= Your instructions =
Look at each line of the records and count those with "this" in them. Please answer with the count alone.

[Figure scripts]
((

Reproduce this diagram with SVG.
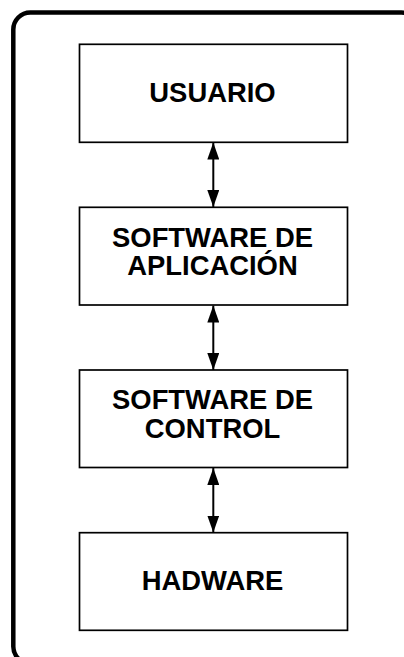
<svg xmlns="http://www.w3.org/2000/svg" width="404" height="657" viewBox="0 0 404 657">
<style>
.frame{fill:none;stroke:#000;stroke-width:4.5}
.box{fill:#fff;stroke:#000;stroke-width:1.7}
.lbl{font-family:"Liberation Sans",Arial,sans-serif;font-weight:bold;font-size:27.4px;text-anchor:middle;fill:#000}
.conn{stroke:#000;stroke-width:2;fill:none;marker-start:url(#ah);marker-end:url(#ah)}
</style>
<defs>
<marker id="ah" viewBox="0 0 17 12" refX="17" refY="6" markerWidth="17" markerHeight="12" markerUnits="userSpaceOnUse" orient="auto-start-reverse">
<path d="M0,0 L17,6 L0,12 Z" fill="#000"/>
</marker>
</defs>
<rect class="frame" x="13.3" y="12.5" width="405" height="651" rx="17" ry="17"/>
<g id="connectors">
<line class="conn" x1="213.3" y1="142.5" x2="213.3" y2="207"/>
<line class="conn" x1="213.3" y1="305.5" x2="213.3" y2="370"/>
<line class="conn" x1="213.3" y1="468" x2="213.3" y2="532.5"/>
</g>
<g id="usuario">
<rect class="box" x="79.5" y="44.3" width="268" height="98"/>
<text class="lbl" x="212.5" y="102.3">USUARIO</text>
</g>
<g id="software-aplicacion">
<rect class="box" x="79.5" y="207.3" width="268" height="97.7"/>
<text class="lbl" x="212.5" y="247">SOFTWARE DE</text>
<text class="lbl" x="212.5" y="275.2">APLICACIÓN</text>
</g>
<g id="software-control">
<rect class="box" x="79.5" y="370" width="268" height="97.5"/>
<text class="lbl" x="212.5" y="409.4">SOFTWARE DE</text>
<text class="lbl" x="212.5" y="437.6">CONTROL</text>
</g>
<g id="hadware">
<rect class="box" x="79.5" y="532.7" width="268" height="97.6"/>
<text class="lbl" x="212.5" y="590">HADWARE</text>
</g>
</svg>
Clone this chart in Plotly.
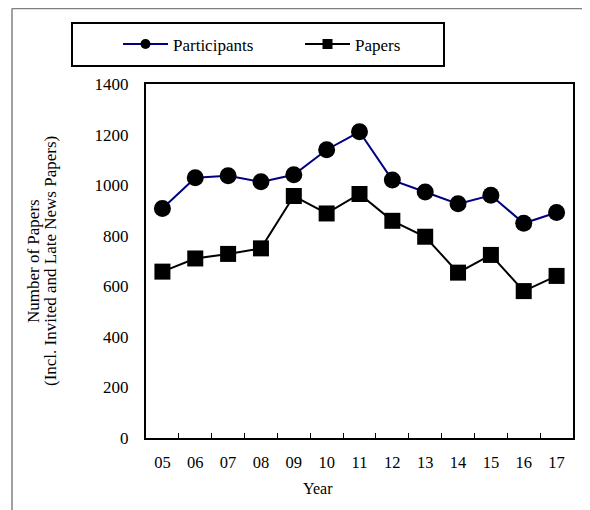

))

= Output of the exercise =
2